§ **Description of the task**
Output all lines exactly, with nothing added or dropped.

———

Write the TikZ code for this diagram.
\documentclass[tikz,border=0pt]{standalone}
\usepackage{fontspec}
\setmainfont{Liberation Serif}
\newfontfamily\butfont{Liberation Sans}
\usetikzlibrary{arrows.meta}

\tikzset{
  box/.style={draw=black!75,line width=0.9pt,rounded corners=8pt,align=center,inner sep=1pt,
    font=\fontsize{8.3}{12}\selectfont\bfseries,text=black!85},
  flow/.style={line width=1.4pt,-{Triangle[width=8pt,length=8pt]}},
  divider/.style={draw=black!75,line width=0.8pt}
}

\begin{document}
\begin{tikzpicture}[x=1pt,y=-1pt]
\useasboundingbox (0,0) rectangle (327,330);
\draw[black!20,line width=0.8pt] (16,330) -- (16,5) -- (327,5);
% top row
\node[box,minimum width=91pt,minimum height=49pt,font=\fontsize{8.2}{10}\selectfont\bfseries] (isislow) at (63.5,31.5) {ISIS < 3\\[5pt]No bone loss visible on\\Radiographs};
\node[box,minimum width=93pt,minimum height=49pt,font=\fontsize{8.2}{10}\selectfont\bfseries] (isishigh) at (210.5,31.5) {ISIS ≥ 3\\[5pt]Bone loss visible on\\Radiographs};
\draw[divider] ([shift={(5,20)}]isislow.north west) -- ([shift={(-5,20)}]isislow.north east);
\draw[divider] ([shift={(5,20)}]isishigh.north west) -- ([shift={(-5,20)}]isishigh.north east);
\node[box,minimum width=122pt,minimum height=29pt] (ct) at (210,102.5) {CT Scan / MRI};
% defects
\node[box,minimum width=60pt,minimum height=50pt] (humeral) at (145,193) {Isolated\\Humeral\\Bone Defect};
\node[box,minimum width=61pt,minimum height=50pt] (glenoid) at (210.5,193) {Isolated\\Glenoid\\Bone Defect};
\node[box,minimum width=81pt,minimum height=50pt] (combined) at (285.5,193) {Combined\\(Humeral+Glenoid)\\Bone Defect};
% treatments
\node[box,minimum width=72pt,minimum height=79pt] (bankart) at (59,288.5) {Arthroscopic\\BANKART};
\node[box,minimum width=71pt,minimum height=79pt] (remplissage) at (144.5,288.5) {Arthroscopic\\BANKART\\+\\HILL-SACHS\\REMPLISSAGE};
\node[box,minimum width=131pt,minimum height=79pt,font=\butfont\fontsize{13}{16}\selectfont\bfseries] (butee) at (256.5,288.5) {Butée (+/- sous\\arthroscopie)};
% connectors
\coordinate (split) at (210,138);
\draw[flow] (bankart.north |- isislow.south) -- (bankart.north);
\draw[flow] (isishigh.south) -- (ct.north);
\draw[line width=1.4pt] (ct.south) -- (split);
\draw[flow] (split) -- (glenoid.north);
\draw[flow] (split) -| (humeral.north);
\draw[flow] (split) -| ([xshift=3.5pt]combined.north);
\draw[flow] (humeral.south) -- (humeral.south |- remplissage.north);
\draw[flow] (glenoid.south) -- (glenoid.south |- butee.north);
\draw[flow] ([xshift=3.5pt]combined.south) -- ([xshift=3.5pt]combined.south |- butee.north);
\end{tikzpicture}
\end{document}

———

§ **Problem solution**
Write the TikZ code for this diagram.
\documentclass[tikz,border=0pt]{standalone}
\usepackage{fontspec}
\setmainfont{Liberation Serif}
\newfontfamily\butfont{Liberation Sans}
\usetikzlibrary{arrows.meta}

\tikzset{
  box/.style={draw=black!75,line width=0.9pt,rounded corners=8pt,align=center,inner sep=1pt,
    font=\fontsize{8.3}{12}\selectfont\bfseries,text=black!85},
  flow/.style={line width=1.4pt,-{Triangle[width=8pt,length=8pt]}},
  divider/.style={draw=black!75,line width=0.8pt}
}

\begin{document}
\begin{tikzpicture}[x=1pt,y=-1pt]
\useasboundingbox (0,0) rectangle (327,330);
\draw[black!20,line width=0.8pt] (16,330) -- (16,5) -- (327,5);
% top row
\node[box,minimum width=91pt,minimum height=49pt,font=\fontsize{8.2}{10}\selectfont\bfseries] (isislow) at (63.5,31.5) {ISIS < 3\\[5pt]No bone loss visible on\\Radiographs};
\node[box,minimum width=93pt,minimum height=49pt,font=\fontsize{8.2}{10}\selectfont\bfseries] (isishigh) at (210.5,31.5) {ISIS ≥ 3\\[5pt]Bone loss visible on\\Radiographs};
\draw[divider] ([shift={(5,20)}]isislow.north west) -- ([shift={(-5,20)}]isislow.north east);
\draw[divider] ([shift={(5,20)}]isishigh.north west) -- ([shift={(-5,20)}]isishigh.north east);
\node[box,minimum width=122pt,minimum height=29pt] (ct) at (210,102.5) {CT Scan / MRI};
% defects
\node[box,minimum width=60pt,minimum height=50pt] (humeral) at (145,193) {Isolated\\Humeral\\Bone Defect};
\node[box,minimum width=61pt,minimum height=50pt] (glenoid) at (210.5,193) {Isolated\\Glenoid\\Bone Defect};
\node[box,minimum width=81pt,minimum height=50pt] (combined) at (285.5,193) {Combined\\(Humeral+Glenoid)\\Bone Defect};
% treatments
\node[box,minimum width=72pt,minimum height=79pt] (bankart) at (59,288.5) {Arthroscopic\\BANKART};
\node[box,minimum width=71pt,minimum height=79pt] (remplissage) at (144.5,288.5) {Arthroscopic\\BANKART\\+\\HILL-SACHS\\REMPLISSAGE};
\node[box,minimum width=131pt,minimum height=79pt,font=\butfont\fontsize{13}{16}\selectfont\bfseries] (butee) at (256.5,288.5) {Butée (+/- sous\\arthroscopie)};
% connectors
\coordinate (split) at (210,138);
\draw[flow] (bankart.north |- isislow.south) -- (bankart.north);
\draw[flow] (isishigh.south) -- (ct.north);
\draw[line width=1.4pt] (ct.south) -- (split);
\draw[flow] (split) -- (glenoid.north);
\draw[flow] (split) -| (humeral.north);
\draw[flow] (split) -| ([xshift=3.5pt]combined.north);
\draw[flow] (humeral.south) -- (humeral.south |- remplissage.north);
\draw[flow] (glenoid.south) -- (glenoid.south |- butee.north);
\draw[flow] ([xshift=3.5pt]combined.south) -- ([xshift=3.5pt]combined.south |- butee.north);
\end{tikzpicture}
\end{document}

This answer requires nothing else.